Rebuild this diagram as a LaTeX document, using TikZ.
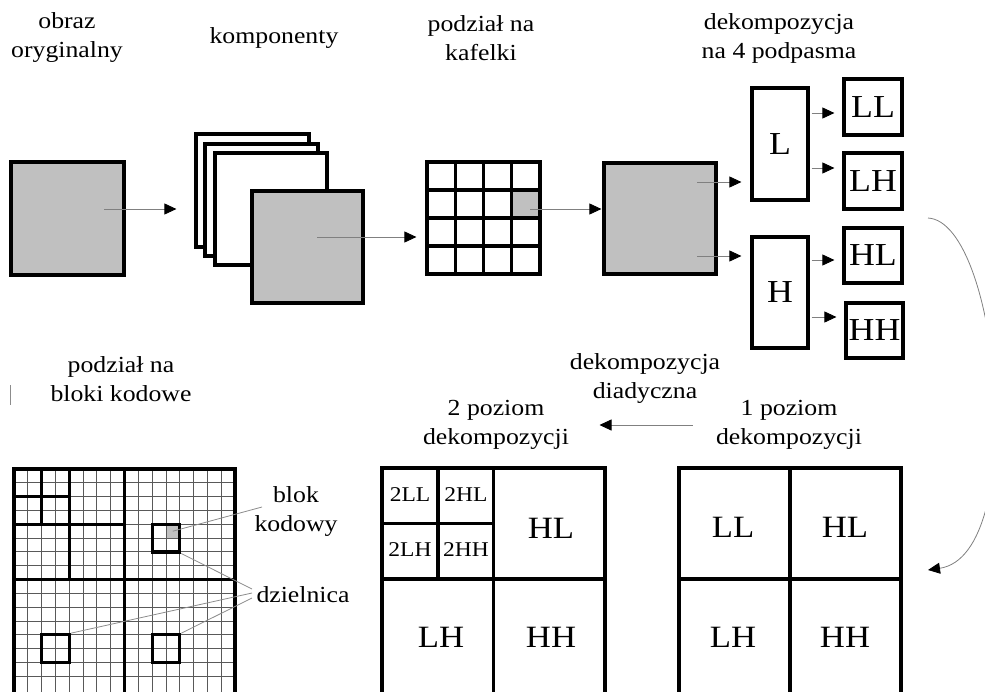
\documentclass[tikz,border=0pt]{standalone}
\usepackage{fontspec}
\setmainfont[FakeStretch=1.12]{Liberation Serif}
\usetikzlibrary{arrows.meta}
\definecolor{imggray}{RGB}{192,192,192}

\begin{document}
\begin{tikzpicture}[x=1pt,y=-1pt,
    thickbox/.style={draw,line width=3.2pt,inner sep=0pt},
    img/.style={thickbox,fill=imggray},
    band/.style={thickbox,font=\fontsize{32}{32}\selectfont},
    sub/.style={inner sep=0pt,font=\fontsize{31}{31}\selectfont},
    subsmall/.style={inner sep=0pt,font=\fontsize{21}{21}\selectfont},
    caption/.style={align=center,font=\fontsize{23}{29}\selectfont},
    flow/.style={draw=black!50,line width=0.8pt,-{Triangle[length=12pt,width=11pt,color=black]}},
    leader/.style={draw=black!45,line width=0.8pt},
    fine/.style={black!65,line width=0.8pt},
    bold/.style={line width=3.2pt}]
  \useasboundingbox (0,0) rectangle (985,691);

  % Captions
  \node[caption] (t-orig) at (67,38) {obraz\\oryginalny};
  \node[caption] (t-comp) at (274,38) {komponenty};
  \node[caption] (t-tile) at (481,38) {podział na\\kafelki};
  \node[caption] (t-band) at (779,38) {dekompozycja\\na 4 podpasma};
  \node[caption] (t-cb) at (121,379) {podział na\\bloki kodowe};
  \node[caption] (t-dyad) at (645,378) {dekompozycja\\diadyczna};
  \node[caption] (t-lev2) at (496,425) {2 poziom\\dekompozycji};
  \node[caption] (t-lev1) at (789,425) {1 poziom\\dekompozycji};
  \node[caption] (t-blk) at (296,511) {blok\\kodowy};
  \node[caption] (t-prec) at (303,595) {dzielnica};

  % Original image and its components
  \node[img,minimum width=113pt,minimum height=113pt] (orig) at (67.5,218.5) {};
  \node[thickbox,fill=white,minimum width=113pt,minimum height=113pt] (comp1) at (252.5,190.5) {};
  \node[thickbox,fill=white,minimum width=113pt,minimum height=112pt] (comp2) at (261.5,200) {};
  \node[thickbox,fill=white,minimum width=112pt,minimum height=112pt] (comp3) at (271,209) {};
  \node[img,minimum width=111pt,minimum height=112pt] (comp4) at (307.5,247) {};

  % Tiles
  \fill[imggray] (511.75,190) rectangle (540,218);
  \node[thickbox,minimum width=113pt,minimum height=112pt] (tiles) at (483.5,218) {};
  \foreach \k in {1,2,3} {
    \draw[bold] ({427+\k*28.25},162) -- ++(0,112);
    \draw[bold] (427,{162+\k*28}) -- ++(113,0);
  }

  % One tile split into subbands
  \node[img,minimum width=112pt,minimum height=111pt] (split) at (660,218.5) {};
  \node[band,minimum width=56pt,minimum height=112pt] (L) at (780,144) {L};
  \node[band,minimum width=56pt,minimum height=111pt] (H) at (780,292.5) {H};
  \node[band,minimum width=58pt,minimum height=56pt] (LL) at (873,107) {LL};
  \node[band,minimum width=58pt,minimum height=56pt] (LH) at (873,181) {LH};
  \node[band,minimum width=58pt,minimum height=55pt] (HL) at (873,255.5) {HL};
  \node[band,minimum width=57pt,minimum height=55pt] (HH) at (874.5,330.5) {HH};

  % Arrows along the top row
  \coordinate (orig-c) at (104,209);
  \coordinate (comp-c) at (317,237);
  \coordinate (tile-c) at (530,209);
  \coordinate (low-c) at (697,182);
  \coordinate (high-c) at (697,256);
  \draw[flow,shorten >=18pt] (orig-c) -- (comp1.west |- orig-c);
  \draw[flow,shorten >=9pt] (comp-c) -- (tiles.west |- comp-c);
  \draw[flow,shorten >=1pt] (tile-c) -- (split.west |- tile-c);
  \draw[flow,shorten >=9pt] (low-c) -- (L.west |- low-c);
  \draw[flow,shorten >=9pt] (high-c) -- (H.west |- high-c);
  \foreach \src/\dst/\yy in {L/LL/113,L/LH/168,H/HL/260,H/HH/317}
    \draw[flow,shorten <=2pt,shorten >=8pt] (\src.east |- 0,\yy) -- (\dst.west |- 0,\yy);

  % Back down to the first level
  \coordinate (cycle-out) at (928,218);
  \coordinate (cycle-in) at (928,570);
  \draw[flow] (cycle-out) .. controls (1000,222) and (1030,555) .. (cycle-in);

  % First level
  \node[thickbox,minimum width=222pt,minimum height=226pt] (lev1) at (790,581) {};
  \draw[bold] (lev1.north) -- (lev1.south);
  \draw[bold] (lev1.west |- 0,579) -- (lev1.east |- 0,579);
  \node[sub] at (733,527) {LL};
  \node[sub] at (845,527) {HL};
  \node[sub] at (733,637) {LH};
  \node[sub] at (845,637) {HH};

  % Second level
  \node[thickbox,minimum width=223pt,minimum height=226pt] (lev2) at (493.5,581) {};
  \draw[bold] (lev2.north) -- (lev2.south);
  \draw[bold] (lev2.west |- 0,579) -- (lev2.east |- 0,579);
  \draw[bold] (438,468) -- (438,579);
  \draw[bold] (382,523.5) -- (493.5,523.5);
  \node[subsmall] at (410,495) {2LL};
  \node[subsmall] at (466,495) {2HL};
  \node[subsmall] at (410,550) {2LH};
  \node[subsmall] at (466,550) {2HH};
  \node[sub] at (551,528) {HL};
  \node[sub] at (441,637) {LH};
  \node[sub] at (551,637) {HH};

  \draw[flow,shorten <=20pt,shorten >=27pt] (t-lev1.west) -- (t-lev2.east);

  % Code blocks
  \fill[imggray] (165.9,524.25) rectangle (179.75,538.06);
  \foreach \i in {1,...,15} {
    \draw[fine] ({14+\i*13.8125},469) -- ++(0,225);
    \draw[fine] (14,{469+\i*13.8125}) -- ++(221,0);
  }
  \node[thickbox,minimum width=221pt,minimum height=225pt] (cb) at (124.5,581.5) {};
  \draw[bold] (cb.north) -- (cb.south);
  \draw[bold] (cb.west |- 0,579.5) -- (cb.east |- 0,579.5);
  \draw[bold] (69.25,469) -- (69.25,579.5);
  \draw[bold] (14,524.25) -- (124.5,524.25);
  \draw[bold] (41.6,469) -- (41.6,524.25);
  \draw[bold] (14,496.6) -- (69.25,496.6);
  \node[thickbox,minimum size=27.6pt] (blkA) at (165.9,538.1) {};
  \node[thickbox,minimum size=27.6pt] (blkB) at (55.4,648.6) {};
  \node[thickbox,minimum size=27.6pt] (blkC) at (165.9,648.6) {};

  % Leaders
  \coordinate (blk-cell) at (172.8,531.2);
  \coordinate (blk-tag) at (262,507);
  \coordinate (prec-a) at (252,589);
  \coordinate (prec-b) at (252,593);
  \coordinate (prec-c) at (252,598);
  \draw[leader] (blk-tag) -- (blk-cell);
  \draw[leader] (prec-a) -- (blkA.south east);
  \draw[leader] (prec-b) -- (blkB.north east);
  \draw[leader] (prec-c) -- (blkC.north east);

  \draw[black!45,line width=0.8pt] (10,385) -- (10,405);
\end{tikzpicture}
\end{document}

··········

> WORK TO COMPLETE: Give back every line exactly as it stands, pictures excluded.

> ANSWER TO THIS EXERCISE:
Rebuild this diagram as a LaTeX document, using TikZ.
\documentclass[tikz,border=0pt]{standalone}
\usepackage{fontspec}
\setmainfont[FakeStretch=1.12]{Liberation Serif}
\usetikzlibrary{arrows.meta}
\definecolor{imggray}{RGB}{192,192,192}

\begin{document}
\begin{tikzpicture}[x=1pt,y=-1pt,
    thickbox/.style={draw,line width=3.2pt,inner sep=0pt},
    img/.style={thickbox,fill=imggray},
    band/.style={thickbox,font=\fontsize{32}{32}\selectfont},
    sub/.style={inner sep=0pt,font=\fontsize{31}{31}\selectfont},
    subsmall/.style={inner sep=0pt,font=\fontsize{21}{21}\selectfont},
    caption/.style={align=center,font=\fontsize{23}{29}\selectfont},
    flow/.style={draw=black!50,line width=0.8pt,-{Triangle[length=12pt,width=11pt,color=black]}},
    leader/.style={draw=black!45,line width=0.8pt},
    fine/.style={black!65,line width=0.8pt},
    bold/.style={line width=3.2pt}]
  \useasboundingbox (0,0) rectangle (985,691);

  % Captions
  \node[caption] (t-orig) at (67,38) {obraz\\oryginalny};
  \node[caption] (t-comp) at (274,38) {komponenty};
  \node[caption] (t-tile) at (481,38) {podział na\\kafelki};
  \node[caption] (t-band) at (779,38) {dekompozycja\\na 4 podpasma};
  \node[caption] (t-cb) at (121,379) {podział na\\bloki kodowe};
  \node[caption] (t-dyad) at (645,378) {dekompozycja\\diadyczna};
  \node[caption] (t-lev2) at (496,425) {2 poziom\\dekompozycji};
  \node[caption] (t-lev1) at (789,425) {1 poziom\\dekompozycji};
  \node[caption] (t-blk) at (296,511) {blok\\kodowy};
  \node[caption] (t-prec) at (303,595) {dzielnica};

  % Original image and its components
  \node[img,minimum width=113pt,minimum height=113pt] (orig) at (67.5,218.5) {};
  \node[thickbox,fill=white,minimum width=113pt,minimum height=113pt] (comp1) at (252.5,190.5) {};
  \node[thickbox,fill=white,minimum width=113pt,minimum height=112pt] (comp2) at (261.5,200) {};
  \node[thickbox,fill=white,minimum width=112pt,minimum height=112pt] (comp3) at (271,209) {};
  \node[img,minimum width=111pt,minimum height=112pt] (comp4) at (307.5,247) {};

  % Tiles
  \fill[imggray] (511.75,190) rectangle (540,218);
  \node[thickbox,minimum width=113pt,minimum height=112pt] (tiles) at (483.5,218) {};
  \foreach \k in {1,2,3} {
    \draw[bold] ({427+\k*28.25},162) -- ++(0,112);
    \draw[bold] (427,{162+\k*28}) -- ++(113,0);
  }

  % One tile split into subbands
  \node[img,minimum width=112pt,minimum height=111pt] (split) at (660,218.5) {};
  \node[band,minimum width=56pt,minimum height=112pt] (L) at (780,144) {L};
  \node[band,minimum width=56pt,minimum height=111pt] (H) at (780,292.5) {H};
  \node[band,minimum width=58pt,minimum height=56pt] (LL) at (873,107) {LL};
  \node[band,minimum width=58pt,minimum height=56pt] (LH) at (873,181) {LH};
  \node[band,minimum width=58pt,minimum height=55pt] (HL) at (873,255.5) {HL};
  \node[band,minimum width=57pt,minimum height=55pt] (HH) at (874.5,330.5) {HH};

  % Arrows along the top row
  \coordinate (orig-c) at (104,209);
  \coordinate (comp-c) at (317,237);
  \coordinate (tile-c) at (530,209);
  \coordinate (low-c) at (697,182);
  \coordinate (high-c) at (697,256);
  \draw[flow,shorten >=18pt] (orig-c) -- (comp1.west |- orig-c);
  \draw[flow,shorten >=9pt] (comp-c) -- (tiles.west |- comp-c);
  \draw[flow,shorten >=1pt] (tile-c) -- (split.west |- tile-c);
  \draw[flow,shorten >=9pt] (low-c) -- (L.west |- low-c);
  \draw[flow,shorten >=9pt] (high-c) -- (H.west |- high-c);
  \foreach \src/\dst/\yy in {L/LL/113,L/LH/168,H/HL/260,H/HH/317}
    \draw[flow,shorten <=2pt,shorten >=8pt] (\src.east |- 0,\yy) -- (\dst.west |- 0,\yy);

  % Back down to the first level
  \coordinate (cycle-out) at (928,218);
  \coordinate (cycle-in) at (928,570);
  \draw[flow] (cycle-out) .. controls (1000,222) and (1030,555) .. (cycle-in);

  % First level
  \node[thickbox,minimum width=222pt,minimum height=226pt] (lev1) at (790,581) {};
  \draw[bold] (lev1.north) -- (lev1.south);
  \draw[bold] (lev1.west |- 0,579) -- (lev1.east |- 0,579);
  \node[sub] at (733,527) {LL};
  \node[sub] at (845,527) {HL};
  \node[sub] at (733,637) {LH};
  \node[sub] at (845,637) {HH};

  % Second level
  \node[thickbox,minimum width=223pt,minimum height=226pt] (lev2) at (493.5,581) {};
  \draw[bold] (lev2.north) -- (lev2.south);
  \draw[bold] (lev2.west |- 0,579) -- (lev2.east |- 0,579);
  \draw[bold] (438,468) -- (438,579);
  \draw[bold] (382,523.5) -- (493.5,523.5);
  \node[subsmall] at (410,495) {2LL};
  \node[subsmall] at (466,495) {2HL};
  \node[subsmall] at (410,550) {2LH};
  \node[subsmall] at (466,550) {2HH};
  \node[sub] at (551,528) {HL};
  \node[sub] at (441,637) {LH};
  \node[sub] at (551,637) {HH};

  \draw[flow,shorten <=20pt,shorten >=27pt] (t-lev1.west) -- (t-lev2.east);

  % Code blocks
  \fill[imggray] (165.9,524.25) rectangle (179.75,538.06);
  \foreach \i in {1,...,15} {
    \draw[fine] ({14+\i*13.8125},469) -- ++(0,225);
    \draw[fine] (14,{469+\i*13.8125}) -- ++(221,0);
  }
  \node[thickbox,minimum width=221pt,minimum height=225pt] (cb) at (124.5,581.5) {};
  \draw[bold] (cb.north) -- (cb.south);
  \draw[bold] (cb.west |- 0,579.5) -- (cb.east |- 0,579.5);
  \draw[bold] (69.25,469) -- (69.25,579.5);
  \draw[bold] (14,524.25) -- (124.5,524.25);
  \draw[bold] (41.6,469) -- (41.6,524.25);
  \draw[bold] (14,496.6) -- (69.25,496.6);
  \node[thickbox,minimum size=27.6pt] (blkA) at (165.9,538.1) {};
  \node[thickbox,minimum size=27.6pt] (blkB) at (55.4,648.6) {};
  \node[thickbox,minimum size=27.6pt] (blkC) at (165.9,648.6) {};

  % Leaders
  \coordinate (blk-cell) at (172.8,531.2);
  \coordinate (blk-tag) at (262,507);
  \coordinate (prec-a) at (252,589);
  \coordinate (prec-b) at (252,593);
  \coordinate (prec-c) at (252,598);
  \draw[leader] (blk-tag) -- (blk-cell);
  \draw[leader] (prec-a) -- (blkA.south east);
  \draw[leader] (prec-b) -- (blkB.north east);
  \draw[leader] (prec-c) -- (blkC.north east);

  \draw[black!45,line width=0.8pt] (10,385) -- (10,405);
\end{tikzpicture}
\end{document}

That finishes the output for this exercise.